#### STATED TASK
Everything from the first line down to the line containing "0.008, 0.004, 0.0];" is to be retyped exactly, both ends included, with pictures left out.

#### SOURCE EXCERPT
+---+
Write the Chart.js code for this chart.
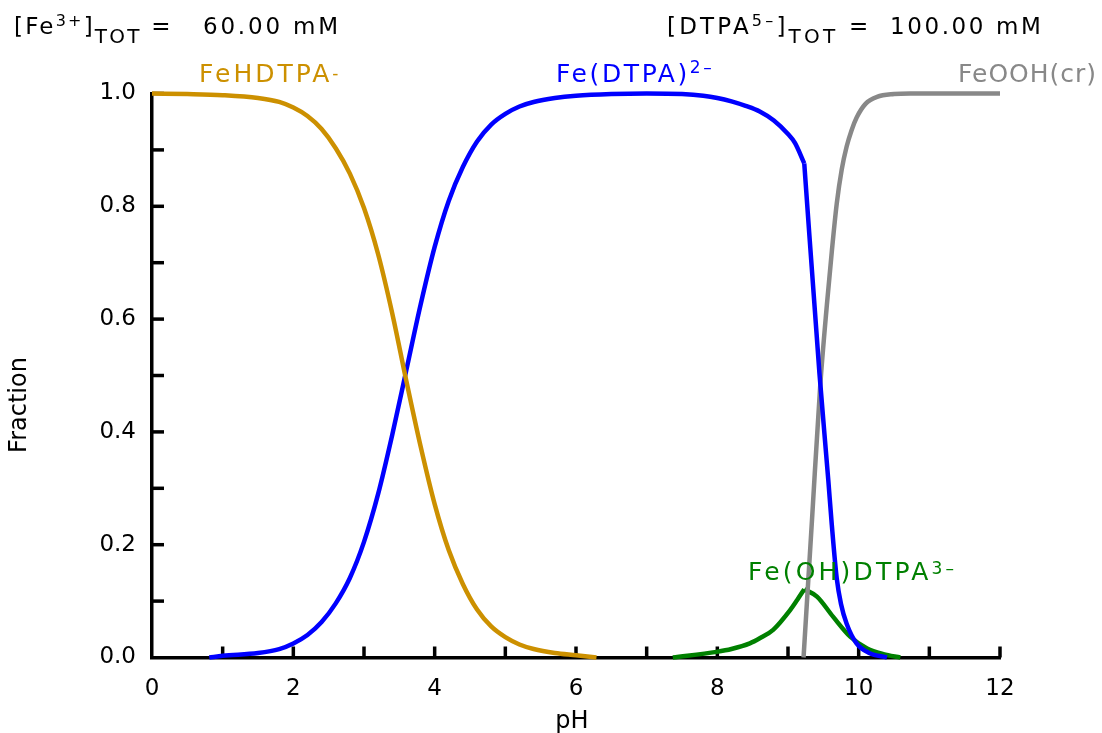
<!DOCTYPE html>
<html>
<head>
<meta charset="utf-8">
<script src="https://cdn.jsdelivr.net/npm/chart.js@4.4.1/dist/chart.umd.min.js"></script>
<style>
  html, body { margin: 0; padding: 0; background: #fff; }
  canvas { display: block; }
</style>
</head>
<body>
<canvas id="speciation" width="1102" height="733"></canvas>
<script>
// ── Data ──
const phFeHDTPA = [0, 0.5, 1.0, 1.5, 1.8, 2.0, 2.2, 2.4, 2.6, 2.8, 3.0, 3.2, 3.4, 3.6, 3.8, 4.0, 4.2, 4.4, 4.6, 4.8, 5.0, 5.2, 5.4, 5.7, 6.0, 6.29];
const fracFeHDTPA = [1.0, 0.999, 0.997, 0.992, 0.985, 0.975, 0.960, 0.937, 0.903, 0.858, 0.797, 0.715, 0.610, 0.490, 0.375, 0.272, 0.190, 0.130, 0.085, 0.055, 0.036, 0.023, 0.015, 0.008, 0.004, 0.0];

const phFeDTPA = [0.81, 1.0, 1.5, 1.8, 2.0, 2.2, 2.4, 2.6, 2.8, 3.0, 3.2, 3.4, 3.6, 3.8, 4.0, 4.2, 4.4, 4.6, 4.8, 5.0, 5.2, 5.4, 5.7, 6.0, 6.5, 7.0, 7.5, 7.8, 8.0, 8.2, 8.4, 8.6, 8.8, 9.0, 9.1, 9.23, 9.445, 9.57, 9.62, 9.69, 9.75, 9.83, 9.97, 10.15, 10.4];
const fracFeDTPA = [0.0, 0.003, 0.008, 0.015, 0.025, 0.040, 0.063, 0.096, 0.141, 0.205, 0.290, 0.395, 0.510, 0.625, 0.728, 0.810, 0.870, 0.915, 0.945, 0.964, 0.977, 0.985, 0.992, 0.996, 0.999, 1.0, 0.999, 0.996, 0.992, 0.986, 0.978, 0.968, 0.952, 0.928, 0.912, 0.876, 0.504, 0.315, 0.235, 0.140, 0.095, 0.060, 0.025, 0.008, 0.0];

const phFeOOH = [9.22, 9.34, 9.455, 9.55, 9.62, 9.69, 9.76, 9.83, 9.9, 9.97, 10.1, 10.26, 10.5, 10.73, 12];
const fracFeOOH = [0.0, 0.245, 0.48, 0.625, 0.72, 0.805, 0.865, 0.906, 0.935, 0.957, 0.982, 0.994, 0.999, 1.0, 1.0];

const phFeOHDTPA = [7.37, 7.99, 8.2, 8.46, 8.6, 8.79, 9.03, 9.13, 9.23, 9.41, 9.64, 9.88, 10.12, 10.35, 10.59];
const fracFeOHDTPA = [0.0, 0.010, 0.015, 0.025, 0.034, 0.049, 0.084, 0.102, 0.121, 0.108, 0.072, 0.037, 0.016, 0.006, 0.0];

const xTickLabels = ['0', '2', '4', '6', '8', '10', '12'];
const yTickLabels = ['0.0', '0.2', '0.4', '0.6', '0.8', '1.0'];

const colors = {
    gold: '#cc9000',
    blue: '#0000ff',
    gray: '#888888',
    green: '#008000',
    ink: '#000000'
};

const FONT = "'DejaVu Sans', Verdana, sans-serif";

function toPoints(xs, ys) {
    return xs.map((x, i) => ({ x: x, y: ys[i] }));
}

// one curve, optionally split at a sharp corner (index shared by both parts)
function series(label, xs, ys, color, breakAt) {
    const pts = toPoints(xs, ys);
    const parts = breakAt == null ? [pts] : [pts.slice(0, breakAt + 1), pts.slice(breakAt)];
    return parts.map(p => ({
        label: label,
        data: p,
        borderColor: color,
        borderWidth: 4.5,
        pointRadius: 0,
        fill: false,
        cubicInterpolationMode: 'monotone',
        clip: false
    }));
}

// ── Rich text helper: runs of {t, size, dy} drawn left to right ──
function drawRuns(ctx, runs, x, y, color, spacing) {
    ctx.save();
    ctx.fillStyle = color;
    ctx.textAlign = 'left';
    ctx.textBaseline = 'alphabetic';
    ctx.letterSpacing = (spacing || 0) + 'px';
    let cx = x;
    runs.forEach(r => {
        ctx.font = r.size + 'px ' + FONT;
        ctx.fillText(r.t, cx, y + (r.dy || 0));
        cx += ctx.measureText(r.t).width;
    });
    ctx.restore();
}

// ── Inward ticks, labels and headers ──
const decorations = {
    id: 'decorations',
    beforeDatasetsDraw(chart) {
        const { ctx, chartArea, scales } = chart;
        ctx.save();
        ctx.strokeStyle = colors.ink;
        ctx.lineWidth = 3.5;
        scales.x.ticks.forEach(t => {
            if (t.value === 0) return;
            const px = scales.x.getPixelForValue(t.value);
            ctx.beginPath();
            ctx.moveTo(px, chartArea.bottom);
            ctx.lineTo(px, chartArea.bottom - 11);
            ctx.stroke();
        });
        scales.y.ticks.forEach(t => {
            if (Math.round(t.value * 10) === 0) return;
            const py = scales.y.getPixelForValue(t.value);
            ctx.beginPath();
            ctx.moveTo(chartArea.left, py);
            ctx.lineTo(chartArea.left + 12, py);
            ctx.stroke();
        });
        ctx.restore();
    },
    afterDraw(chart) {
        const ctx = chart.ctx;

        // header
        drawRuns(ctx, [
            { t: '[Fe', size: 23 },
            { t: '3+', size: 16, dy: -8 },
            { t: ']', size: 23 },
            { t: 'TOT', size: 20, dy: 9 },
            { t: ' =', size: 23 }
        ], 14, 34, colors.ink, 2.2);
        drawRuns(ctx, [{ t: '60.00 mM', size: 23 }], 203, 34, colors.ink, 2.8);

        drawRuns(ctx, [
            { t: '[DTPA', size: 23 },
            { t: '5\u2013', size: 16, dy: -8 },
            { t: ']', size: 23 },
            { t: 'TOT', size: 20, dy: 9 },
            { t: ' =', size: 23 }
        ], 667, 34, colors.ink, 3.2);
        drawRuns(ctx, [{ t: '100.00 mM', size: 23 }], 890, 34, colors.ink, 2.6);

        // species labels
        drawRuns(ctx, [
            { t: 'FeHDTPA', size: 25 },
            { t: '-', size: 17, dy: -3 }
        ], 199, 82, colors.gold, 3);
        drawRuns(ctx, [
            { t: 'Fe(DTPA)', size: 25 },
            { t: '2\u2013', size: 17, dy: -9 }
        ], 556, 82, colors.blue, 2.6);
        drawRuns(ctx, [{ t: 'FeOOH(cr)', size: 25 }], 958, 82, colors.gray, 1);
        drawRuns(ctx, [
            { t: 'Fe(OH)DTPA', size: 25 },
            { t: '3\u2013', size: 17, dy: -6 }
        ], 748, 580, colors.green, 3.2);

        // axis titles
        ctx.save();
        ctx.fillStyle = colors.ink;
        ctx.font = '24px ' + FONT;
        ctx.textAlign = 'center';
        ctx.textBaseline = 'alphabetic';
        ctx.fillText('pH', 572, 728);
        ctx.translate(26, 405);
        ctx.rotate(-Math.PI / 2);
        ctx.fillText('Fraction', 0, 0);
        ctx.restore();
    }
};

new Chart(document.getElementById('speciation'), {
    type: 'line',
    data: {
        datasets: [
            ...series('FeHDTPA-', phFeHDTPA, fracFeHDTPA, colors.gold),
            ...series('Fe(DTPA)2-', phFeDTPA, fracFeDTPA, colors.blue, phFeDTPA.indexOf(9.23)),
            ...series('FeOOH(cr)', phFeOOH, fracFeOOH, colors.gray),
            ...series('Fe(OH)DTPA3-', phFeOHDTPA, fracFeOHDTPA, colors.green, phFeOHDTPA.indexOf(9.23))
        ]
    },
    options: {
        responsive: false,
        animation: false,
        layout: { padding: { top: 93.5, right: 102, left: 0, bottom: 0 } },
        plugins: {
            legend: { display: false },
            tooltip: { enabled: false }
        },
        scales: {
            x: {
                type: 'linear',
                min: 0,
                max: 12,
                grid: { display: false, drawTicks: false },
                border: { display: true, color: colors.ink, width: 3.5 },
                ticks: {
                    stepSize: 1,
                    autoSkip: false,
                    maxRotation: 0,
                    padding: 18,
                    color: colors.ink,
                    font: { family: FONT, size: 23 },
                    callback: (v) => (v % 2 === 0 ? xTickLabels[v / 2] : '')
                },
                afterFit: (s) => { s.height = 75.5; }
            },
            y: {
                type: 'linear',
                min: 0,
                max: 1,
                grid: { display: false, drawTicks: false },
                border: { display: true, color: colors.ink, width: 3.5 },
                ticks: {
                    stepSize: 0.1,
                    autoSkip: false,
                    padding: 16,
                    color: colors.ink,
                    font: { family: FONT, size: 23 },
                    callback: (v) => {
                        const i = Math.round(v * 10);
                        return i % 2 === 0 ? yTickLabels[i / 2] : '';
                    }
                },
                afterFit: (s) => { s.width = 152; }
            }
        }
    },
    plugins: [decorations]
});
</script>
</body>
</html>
+---+
#### EXERCISE OUTPUT
Write the Chart.js code for this chart.
<!DOCTYPE html>
<html>
<head>
<meta charset="utf-8">
<script src="https://cdn.jsdelivr.net/npm/chart.js@4.4.1/dist/chart.umd.min.js"></script>
<style>
  html, body { margin: 0; padding: 0; background: #fff; }
  canvas { display: block; }
</style>
</head>
<body>
<canvas id="speciation" width="1102" height="733"></canvas>
<script>
// ── Data ──
const phFeHDTPA = [0, 0.5, 1.0, 1.5, 1.8, 2.0, 2.2, 2.4, 2.6, 2.8, 3.0, 3.2, 3.4, 3.6, 3.8, 4.0, 4.2, 4.4, 4.6, 4.8, 5.0, 5.2, 5.4, 5.7, 6.0, 6.29];
const fracFeHDTPA = [1.0, 0.999, 0.997, 0.992, 0.985, 0.975, 0.960, 0.937, 0.903, 0.858, 0.797, 0.715, 0.610, 0.490, 0.375, 0.272, 0.190, 0.130, 0.085, 0.055, 0.036, 0.023, 0.015, 0.008, 0.004, 0.0];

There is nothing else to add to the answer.